'''

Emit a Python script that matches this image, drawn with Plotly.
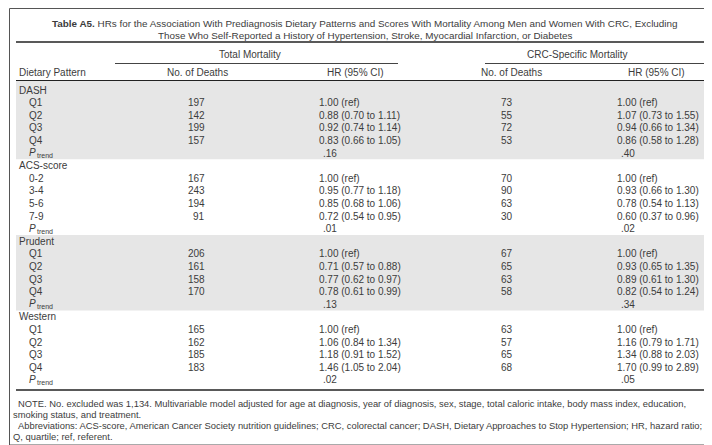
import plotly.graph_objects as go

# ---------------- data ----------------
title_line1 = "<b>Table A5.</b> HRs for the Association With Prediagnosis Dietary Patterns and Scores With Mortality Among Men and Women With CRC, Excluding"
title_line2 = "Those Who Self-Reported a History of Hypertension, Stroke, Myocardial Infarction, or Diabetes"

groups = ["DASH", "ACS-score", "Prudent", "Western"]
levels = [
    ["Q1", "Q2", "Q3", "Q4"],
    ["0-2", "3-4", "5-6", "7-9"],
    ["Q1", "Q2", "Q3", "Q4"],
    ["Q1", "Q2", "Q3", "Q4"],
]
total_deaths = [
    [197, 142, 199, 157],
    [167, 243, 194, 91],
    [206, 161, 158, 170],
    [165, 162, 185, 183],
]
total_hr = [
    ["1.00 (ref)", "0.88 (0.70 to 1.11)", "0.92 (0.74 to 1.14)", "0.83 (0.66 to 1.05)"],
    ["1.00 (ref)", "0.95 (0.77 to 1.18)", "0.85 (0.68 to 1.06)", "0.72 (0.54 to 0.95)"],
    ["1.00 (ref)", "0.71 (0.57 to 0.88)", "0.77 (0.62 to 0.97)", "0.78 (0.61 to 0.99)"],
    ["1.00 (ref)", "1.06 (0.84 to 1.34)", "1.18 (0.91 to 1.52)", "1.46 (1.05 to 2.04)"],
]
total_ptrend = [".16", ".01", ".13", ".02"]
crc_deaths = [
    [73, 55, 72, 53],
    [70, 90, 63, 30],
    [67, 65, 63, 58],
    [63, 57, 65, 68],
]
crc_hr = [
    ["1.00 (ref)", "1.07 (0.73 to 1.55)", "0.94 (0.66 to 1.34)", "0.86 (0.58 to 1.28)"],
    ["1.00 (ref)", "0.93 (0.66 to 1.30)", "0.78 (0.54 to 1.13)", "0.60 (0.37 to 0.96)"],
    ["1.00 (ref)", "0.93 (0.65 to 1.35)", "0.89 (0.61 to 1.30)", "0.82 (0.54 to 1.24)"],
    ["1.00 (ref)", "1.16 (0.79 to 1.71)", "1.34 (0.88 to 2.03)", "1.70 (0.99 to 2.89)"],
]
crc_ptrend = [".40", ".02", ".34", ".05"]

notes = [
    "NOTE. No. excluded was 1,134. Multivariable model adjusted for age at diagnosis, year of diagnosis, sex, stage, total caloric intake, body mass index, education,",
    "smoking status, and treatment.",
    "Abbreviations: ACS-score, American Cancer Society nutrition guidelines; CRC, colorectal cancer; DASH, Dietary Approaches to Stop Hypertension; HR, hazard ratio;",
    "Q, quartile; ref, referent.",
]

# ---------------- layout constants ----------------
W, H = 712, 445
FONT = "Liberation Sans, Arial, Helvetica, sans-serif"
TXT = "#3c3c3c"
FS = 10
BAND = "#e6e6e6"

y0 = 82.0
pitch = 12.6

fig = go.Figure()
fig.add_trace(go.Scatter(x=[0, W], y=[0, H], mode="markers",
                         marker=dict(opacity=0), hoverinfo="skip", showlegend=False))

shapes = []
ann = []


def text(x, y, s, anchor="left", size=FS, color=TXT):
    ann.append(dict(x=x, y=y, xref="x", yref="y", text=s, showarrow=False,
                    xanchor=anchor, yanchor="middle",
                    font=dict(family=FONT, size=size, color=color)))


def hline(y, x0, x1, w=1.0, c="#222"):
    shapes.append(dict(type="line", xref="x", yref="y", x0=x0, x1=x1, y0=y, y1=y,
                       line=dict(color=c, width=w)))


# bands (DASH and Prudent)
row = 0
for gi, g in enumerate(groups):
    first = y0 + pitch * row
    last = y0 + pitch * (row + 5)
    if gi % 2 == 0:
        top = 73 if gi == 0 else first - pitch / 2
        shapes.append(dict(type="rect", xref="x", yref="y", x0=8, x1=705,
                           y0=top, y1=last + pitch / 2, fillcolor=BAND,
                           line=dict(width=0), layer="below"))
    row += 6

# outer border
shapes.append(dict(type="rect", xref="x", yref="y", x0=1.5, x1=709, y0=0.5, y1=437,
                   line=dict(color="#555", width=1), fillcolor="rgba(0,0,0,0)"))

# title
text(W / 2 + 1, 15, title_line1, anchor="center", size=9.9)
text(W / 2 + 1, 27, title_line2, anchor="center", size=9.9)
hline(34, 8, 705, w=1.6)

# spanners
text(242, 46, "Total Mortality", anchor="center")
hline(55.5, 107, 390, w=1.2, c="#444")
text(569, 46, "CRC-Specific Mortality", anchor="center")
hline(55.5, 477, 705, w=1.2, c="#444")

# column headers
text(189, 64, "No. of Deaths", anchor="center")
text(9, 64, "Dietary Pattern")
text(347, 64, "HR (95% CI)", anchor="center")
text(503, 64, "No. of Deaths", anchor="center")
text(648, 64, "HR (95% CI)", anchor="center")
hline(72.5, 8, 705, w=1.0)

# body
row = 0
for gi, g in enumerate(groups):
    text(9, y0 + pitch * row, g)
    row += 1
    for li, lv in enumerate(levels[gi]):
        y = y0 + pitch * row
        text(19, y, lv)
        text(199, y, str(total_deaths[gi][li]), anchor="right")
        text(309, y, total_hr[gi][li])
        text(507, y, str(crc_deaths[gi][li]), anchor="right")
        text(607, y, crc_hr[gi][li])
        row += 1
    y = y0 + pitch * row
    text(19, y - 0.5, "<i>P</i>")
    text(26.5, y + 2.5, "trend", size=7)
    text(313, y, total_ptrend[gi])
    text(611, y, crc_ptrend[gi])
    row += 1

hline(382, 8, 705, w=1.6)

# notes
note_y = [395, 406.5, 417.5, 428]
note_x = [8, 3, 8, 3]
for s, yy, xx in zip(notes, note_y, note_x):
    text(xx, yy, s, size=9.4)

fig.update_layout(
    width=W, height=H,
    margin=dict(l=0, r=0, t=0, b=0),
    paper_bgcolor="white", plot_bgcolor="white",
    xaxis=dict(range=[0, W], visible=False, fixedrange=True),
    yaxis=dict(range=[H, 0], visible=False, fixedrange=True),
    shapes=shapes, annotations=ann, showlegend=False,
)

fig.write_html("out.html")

'''

-- What this task involves --
Quote, please, every line of the material above from its start through the line that has "Who Self-Reported a", reproducing the words exactly and dropping any images.

-- Answer in full --
Emit a Python script that matches this image, drawn with Plotly.
import plotly.graph_objects as go

# ---------------- data ----------------
title_line1 = "<b>Table A5.</b> HRs for the Association With Prediagnosis Dietary Patterns and Scores With Mortality Among Men and Women With CRC, Excluding"
title_line2 = "Those Who Self-Reported a History of Hypertension, Stroke, Myocardial Infarction, or Diabetes"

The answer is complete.